The fifth subdivision requires the surveyor to survey, make maps, etc., of all streets, lanes, etc., “directed by the common council to be filled, excavated, paved, curbed, flagged or constructed,” * * * “ and to make maps showing-alb l°ts benefited by any such work or improvement, when done for the city by contract or otherwise. ”

This plainly refers not to the laying out of a new street or the taking of private property for public use, but to the improvements, such as flagging, and the like, of streets already taken. It speaks of work “done for the city,” thus using-language which describes excavations or other improvements of existing streets.

The remainder of that subdivision requires him “ to make estimates, statement and reports to the street department, or to such person or persons as shall by law be required to make the apportionments of improvements ordered by the common council.” This clause, also like the former, refers to what are properly “street improvements.” They are matters which are to be done under sections 13, 14 and 15 of title 6 of the charter; they do not mean proceedings under title 7, by which private property is taken.

By subdivision 7 he is to make any other surveys, etc., “required by the common council, or any committee thereof, or street department. ” That language does not. describe the survey's for these commissioners.

By subdivision 8 he is to file all completed maps, etc., in the street department ; but the surveys which are made for these commissioners properly form a part of their report to the court, and would belong to the files of the court.
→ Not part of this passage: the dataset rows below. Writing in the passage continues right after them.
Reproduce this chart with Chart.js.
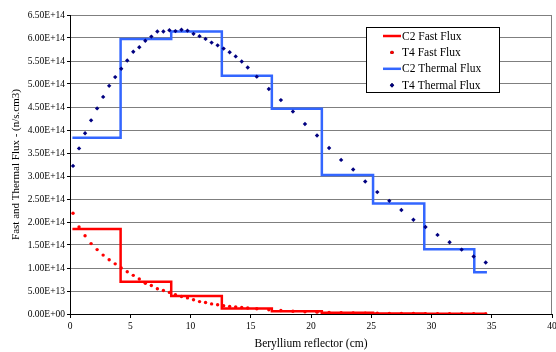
<!DOCTYPE html>
<html>
<head>
<meta charset="utf-8">
<script src="https://cdn.jsdelivr.net/npm/chart.js@4/dist/chart.umd.min.js"></script>
<style>
  html, body { margin: 0; padding: 0; background: #fff; }
  #wrap { width: 556px; height: 352px; }
</style>
</head>
<body>
<div id="wrap"><canvas id="fluxChart" width="556" height="352"></canvas></div>
<script>
// values are in units of 1E14 n/s.cm3
const UNIT = 1e14;

// C2 calculation: step bins (edges in cm) and one value per bin
const c2Edges = [0.2, 4.2, 8.4, 12.6, 16.75, 20.9, 25.15, 29.4, 33.55, 34.6];
const c2Fast = [1.85, 0.70, 0.39, 0.12, 0.06, 0.025, 0.012, 0.006, 0.003];
const c2Thermal = [3.83, 5.98, 6.14, 5.18, 4.46, 3.02, 2.40, 1.41, 0.91];

// T4 calculation: point values at depth (cm)
const t4Depth = [0.25, 0.75, 1.25, 1.75, 2.25, 2.75, 3.25, 3.75, 4.25, 4.75,
    5.25, 5.75, 6.25, 6.75, 7.25, 7.75, 8.25, 8.75, 9.25, 9.75,
    10.25, 10.75, 11.25, 11.75, 12.25, 12.75, 13.25, 13.75, 14.25, 14.75,
    15.5, 16.5, 17.5, 18.5, 19.5, 20.5, 21.5, 22.5, 23.5, 24.5,
    25.5, 26.5, 27.5, 28.5, 29.5, 30.5, 31.5, 32.5, 33.5, 34.5];
const t4Fast = [2.19, 1.89, 1.70, 1.53, 1.40, 1.28, 1.18, 1.09, 1.00, 0.92,
    0.84, 0.76, 0.67, 0.62, 0.55, 0.51, 0.47, 0.42, 0.38, 0.35,
    0.31, 0.27, 0.25, 0.22, 0.20, 0.18, 0.165, 0.155, 0.14, 0.13,
    0.115, 0.09, 0.075, 0.06, 0.048, 0.04, 0.034, 0.028, 0.024, 0.02,
    0.017, 0.014, 0.012, 0.01, 0.008, 0.007, 0.006, 0.005, 0.004, 0.003];
const t4Thermal = [3.22, 3.60, 3.93, 4.21, 4.47, 4.72, 4.96, 5.15, 5.33, 5.51,
    5.70, 5.80, 5.94, 6.03, 6.14, 6.14, 6.17, 6.15, 6.18, 6.16,
    6.09, 6.04, 5.98, 5.90, 5.84, 5.77, 5.69, 5.60, 5.49, 5.36,
    5.16, 4.89, 4.65, 4.40, 4.13, 3.88, 3.61, 3.35, 3.14, 2.88,
    2.65, 2.46, 2.26, 2.05, 1.89, 1.72, 1.56, 1.40, 1.25, 1.12];

// axis ticks
const xTicks = { min: 0, max: 40, step: 5 };
const yTicks = { min: 0, max: 6.5, step: 0.5 };

const FONT = "'Liberation Serif', 'Times New Roman', serif";

function stepPoints(edges, vals) {
    const pts = vals.map((v, i) => ({ x: edges[i], y: v * UNIT }));
    pts.push({ x: edges[edges.length - 1], y: vals[vals.length - 1] * UNIT });
    return pts;
}

function dotPoints(xs, vals) {
    return xs.map((x, i) => ({ x: x, y: vals[i] * UNIT }));
}

// Excel style 0.00E+00
function sci(v) {
    if (v === 0) return '0.00E+00';
    let e = Math.floor(Math.log10(Math.abs(v)) + 1e-9);
    let m = v / Math.pow(10, e);
    return m.toFixed(2) + 'E' + (e < 0 ? '-' : '+') + String(Math.abs(e)).padStart(2, '0');
}

// legend box inside plot + right border of plot area
const boxLegend = {
    id: 'boxLegend',
    afterDraw(chart) {
        const ctx = chart.ctx;
        const a = chart.chartArea;
        ctx.save();
        ctx.strokeStyle = '#7f7f7f';
        ctx.lineWidth = 1;
        ctx.beginPath();
        ctx.moveTo(Math.round(a.right) - 0.5, a.top);
        ctx.lineTo(Math.round(a.right) - 0.5, a.bottom);
        ctx.stroke();

        const bx = 366.5, by = 27.5, bw = 133, bh = 65;
        ctx.fillStyle = '#fff';
        ctx.fillRect(bx, by, bw, bh);
        ctx.strokeStyle = '#000';
        ctx.strokeRect(bx, by, bw, bh);

        ctx.font = '11.5px ' + FONT;
        ctx.textBaseline = 'middle';
        ctx.textAlign = 'left';
        chart.data.datasets.forEach((ds, i) => {
            const y = 36 + i * 16.4;
            if (ds.showLine) {
                ctx.strokeStyle = ds.borderColor;
                ctx.lineWidth = 2.5;
                ctx.beginPath();
                ctx.moveTo(383, y);
                ctx.lineTo(401, y);
                ctx.stroke();
            } else {
                Chart.helpers.drawPoint(ctx, {
                    pointStyle: ds.pointStyle, radius: ds.pointRadius, borderWidth: 0
                }, 392, y);
                ctx.fillStyle = ds.backgroundColor;
                ctx.fill();
            }
            ctx.fillStyle = '#000';
            ctx.fillText(ds.label, 402, y + 0.5);
        });
        ctx.restore();
    }
};

const ctx = document.getElementById('fluxChart').getContext('2d');
const fluxChart = new Chart(ctx, {
    type: 'scatter',
    data: {
        datasets: [{
            label: 'C2 Fast Flux',
            data: stepPoints(c2Edges, c2Fast),
            showLine: true,
            stepped: 'before',
            borderColor: '#ff0000',
            backgroundColor: '#ff0000',
            borderWidth: 2.5,
            pointRadius: 0,
            order: 3
        }, {
            label: 'T4 Fast Flux',
            data: dotPoints(t4Depth, t4Fast),
            showLine: false,
            pointStyle: 'circle',
            pointRadius: 1.7,
            borderWidth: 0,
            backgroundColor: '#ff0000',
            borderColor: '#ff0000',
            order: 1
        }, {
            label: 'C2 Thermal Flux',
            data: stepPoints(c2Edges, c2Thermal),
            showLine: true,
            stepped: 'before',
            borderColor: '#3366ff',
            backgroundColor: '#3366ff',
            borderWidth: 2.5,
            pointRadius: 0,
            order: 4
        }, {
            label: 'T4 Thermal Flux',
            data: dotPoints(t4Depth, t4Thermal),
            showLine: false,
            pointStyle: 'rectRot',
            pointRadius: 2.2,
            borderWidth: 0,
            backgroundColor: '#000080',
            borderColor: '#000080',
            order: 2
        }]
    },
    options: {
        responsive: false,
        animation: false,
        layout: { padding: { top: 15, right: 2, left: 0, bottom: 0 } },
        plugins: {
            legend: { display: false },
            tooltip: { enabled: false }
        },
        scales: {
            x: {
                type: 'linear',
                min: xTicks.min,
                max: xTicks.max,
                ticks: {
                    stepSize: xTicks.step,
                    color: '#000',
                    font: { family: FONT, size: 9.5 },
                    padding: 3,
                    maxRotation: 0
                },
                grid: { drawOnChartArea: false, drawTicks: true, tickLength: 4, tickColor: '#000' },
                border: { color: '#000', width: 1 },
                title: {
                    display: true,
                    text: 'Beryllium reflector (cm)',
                    color: '#000',
                    font: { family: FONT, size: 11.5 },
                    padding: { top: 0, bottom: 1 }
                },
                afterFit(scale) {
                    scale.height = 38;
                    scale.paddingLeft = 0;
                    scale.paddingRight = 0;
                }
            },
            y: {
                min: yTicks.min * UNIT,
                max: yTicks.max * UNIT,
                ticks: {
                    stepSize: yTicks.step * UNIT,
                    color: '#000',
                    font: { family: FONT, size: 9.5 },
                    padding: 2,
                    callback: v => sci(v)
                },
                grid: { color: '#7f7f7f', lineWidth: 1, drawTicks: true, tickLength: 3, tickColor: '#000' },
                border: { color: '#000', width: 1 },
                title: {
                    display: true,
                    text: 'Fast and Thermal Flux - (n/s.cm3)',
                    color: '#000',
                    font: { family: FONT, size: 11 },
                    padding: { top: 10, bottom: 0 }
                },
                afterFit(scale) {
                    scale.width = 70;
                    scale.paddingTop = 0;
                    scale.paddingBottom = 0;
                }
            }
        }
    },
    plugins: [boxLegend]
});
</script>
</body>
</html>
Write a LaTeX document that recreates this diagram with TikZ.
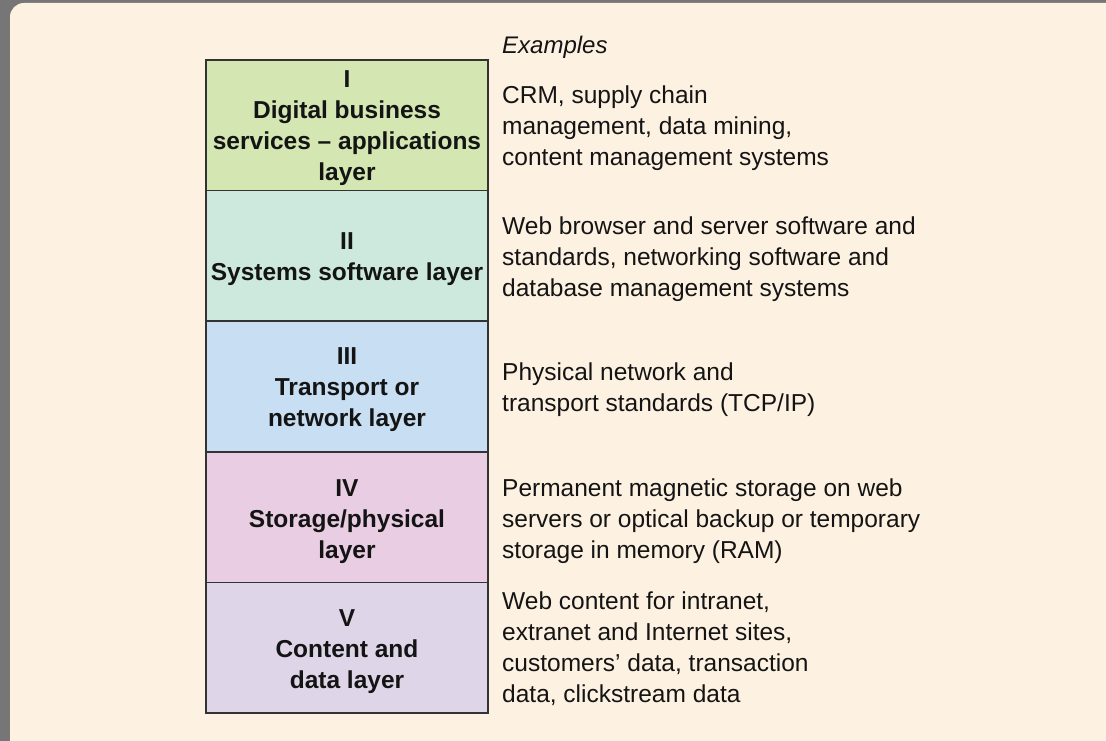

The commissioners are required by the statute to designate and describe the lots in their report. The maps necessary for this purpose, therefore, seem not to be embraced within the maps required to be filed in the street department, as are the maps made by the surveyor in his official duties. There are no other provisions claimed to indicate that this work is within the official duties of the city surveyor, and from the language used by the common council in their ordinances, I am unable to see that they intended to require this class of work from him.

But the point is made more certain by the provisions of the amendatory act of 1872 (chapter 302), that amends title 7, section 1, so that it reads, in conclusion: “ Upon the presentation or confirmation of the report of said commissioners, the chamberlain is authorized and directed to pay the said commissioners, corporation counsel and swveyor the costs and charges, as taxed by the judge or court.”

This is an express recognition of the fact that surveyors’ costs and charges in these matters are to be paid. It must be taken to declare either that these services are not within the official duties of the city surveyor, or that in this particular he may receive fees additional to his salary. It is the latest legislation on the subject, and must control. If this work was to be done by the city surveyor, as a part of his official duty, which the commissioners could require him to perform without special compensation, it would have been absurd to provide for *362the payment to a surveyor, as to the commissioners, of costs and charges to be taxed.

It might be suggested against this item that, as the city surveyor receives a salary, all his time belongs, in fairness, to the city. But this rule certainly has never been held to apply to the mayor or corporation counsel. And, in fact, subdivision 10 of section 4, article 4 of the city ordinances, expressly recognized the right of the surveyor to do other work than that required by his office, only giving the latter the preference.

The proceedings before the commissioners are in court. Their action is a quasi trial. The services rendered by the surveyor are somewhat like those he might render as an expert on a trial before a jury. They are not, in my opinion, embraced within those which he is by the ordinances required to perform.

As there is no objection in respect to value and necessity of the services, the item is allowed, and the bill not otherwise objected to is taxed as presented.